Who's not thinking about how to teach my child a lesson? But rather how to show my child that when we are experiencing an emotion or a sensation that is overwhelming us, that there are healthy ways to regulate and cope and get our body back to a state of homeostasis. How many of us have lacked that?

Not because our parents were so shitty and didn't know anything, but because they were simply just giving us what they could with the tools and the resources that were available to them. And there's a whole other episode on divulging and unpacking what that might mean and what that might have looked like. But what this is about is reparenting. It's reparenting.

By making a different choice in the moment when your reactive self wants to react, wants to be done with the discomfort of the moment. Because maybe you never were co-regulated with. Or maybe the way that you were wasn't what you needed. And this is really where I love.

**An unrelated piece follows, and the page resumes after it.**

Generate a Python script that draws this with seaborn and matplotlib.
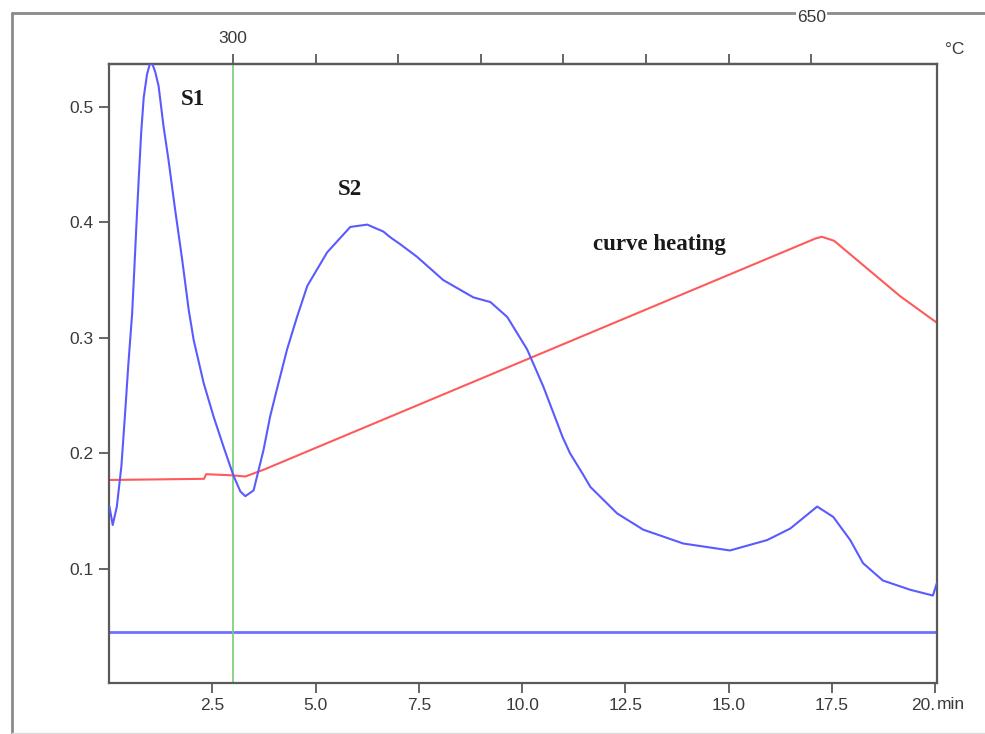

Alex Cantone (17:12.76) human design as a tool for reparenting, because you can look at your chart and you can look at your child's chart and you can unpack all of the ways that you are designed to be brilliantly yourself. And the reason why it's so permission giving and energy giving when someone reads you your chart or when you get some tidbits of information on it, I believe

Is because you're finally being shown what you needed in the face of what you didn't receive. You are finally receiving that exhale of like, my gosh, this totally makes sense. Why I experienced X, Y, and Z when I was younger, and why that thing that my parent did or my caregiver did just didn't meet the mark for me.

And that's why this system is such a beautiful and in my opinion, a necessary tool for parents to have in their back pocket. But not just for their kids so that they can meet their needs, but for themselves so that they know how to reparent themselves and make a different choice along the way. And so that we can look at ourselves in that impulse to react. And in that moment, make a conscious choice to respond instead.